Cancer dynamics team
Research area: Better treatments
Research area: Better treatments
Dr Stephen John Sammut and his team are researching how to improve treatment for breast cancer before surgery. Their work will help make sure that every person with breast cancer gets personalised treatment to suit their needs.
Some people with breast cancer may have additional treatment, such as chemotherapy, before their surgery. It can help to shrink the tumour so that it’s easier to remove. Or it can reduce the risk of breast cancer spreading to other parts of the body.
This additional treatment can work really well for some. Around 30% of patients have no visible tumour remaining at the time of surgery. But for others, their breast tumours don’t respond as well. These people are more likely to see their disease come back or spread. But at the moment, we can’t reliably predict whether the tumour will respond to this treatment or not.
Dr Stephen John Sammut’s team wants to improve breast cancer treatments that are given before surgery. And the key is knowing in advance whether the treatment will work.
Being able to predict how cancer responds can help make sure that every patient gets the most suitable drug for them.
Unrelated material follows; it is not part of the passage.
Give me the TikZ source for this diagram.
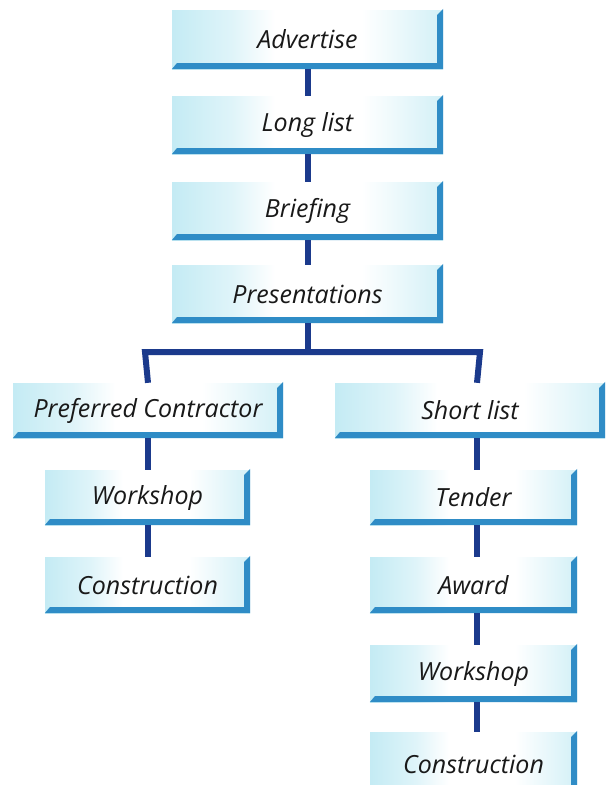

And looking at how the tumour responds to therapy over time lets us know whether it’s becoming resistant to treatment, and whether a new drug should be used.
Stephen and his team are focusing on 2 areas:
1. Understanding the treatment response and predicting how tumours will respond to therapy
How effective therapy is depends on the biological features of the tumour and the surrounding environment. Modern lab techniques and complex computer-based methods can help to visualise this. So Stephen’s team have been using these methods to predict cancer’s response to treatment given before surgery. They’ve been looking at changes in gene activity in breast cancer cells, and the function of the immune system, and using artificial intelligence to understand how the tumour may react to treatment.
Stephen hopes this research will give doctors the tools to more accurately predict cancer’s response before starting treatment.
2. Developing more accurate ways to predict how cancer responds to therapy
Tracking how a breast tumour responds to treatment can help us understand how the tumour adapts and evolves over time. To see how well a tumour responds, it’s usually not enough to look at its features before treatment. Changes in cancer cells and their surroundings that happen during the treatment could give some additional insight.
Stephen’s team is using sophisticated genetic and imaging methods and combining them using artificial intelligence to analyse cancer tumours. They’ll look at how the tumours and their environment change over time in response to treatment. This could help us better understand how cancer can become resistant to treatment. And it could help us find new vulnerabilities in breast cancer cells that can be treated with new drugs.
Stephen’s hope is that his work will show how breast cancer cells adapt and change to resist treatment. By predicting these changes, we could personalise treatments and help more people to live well with and beyond breast cancer.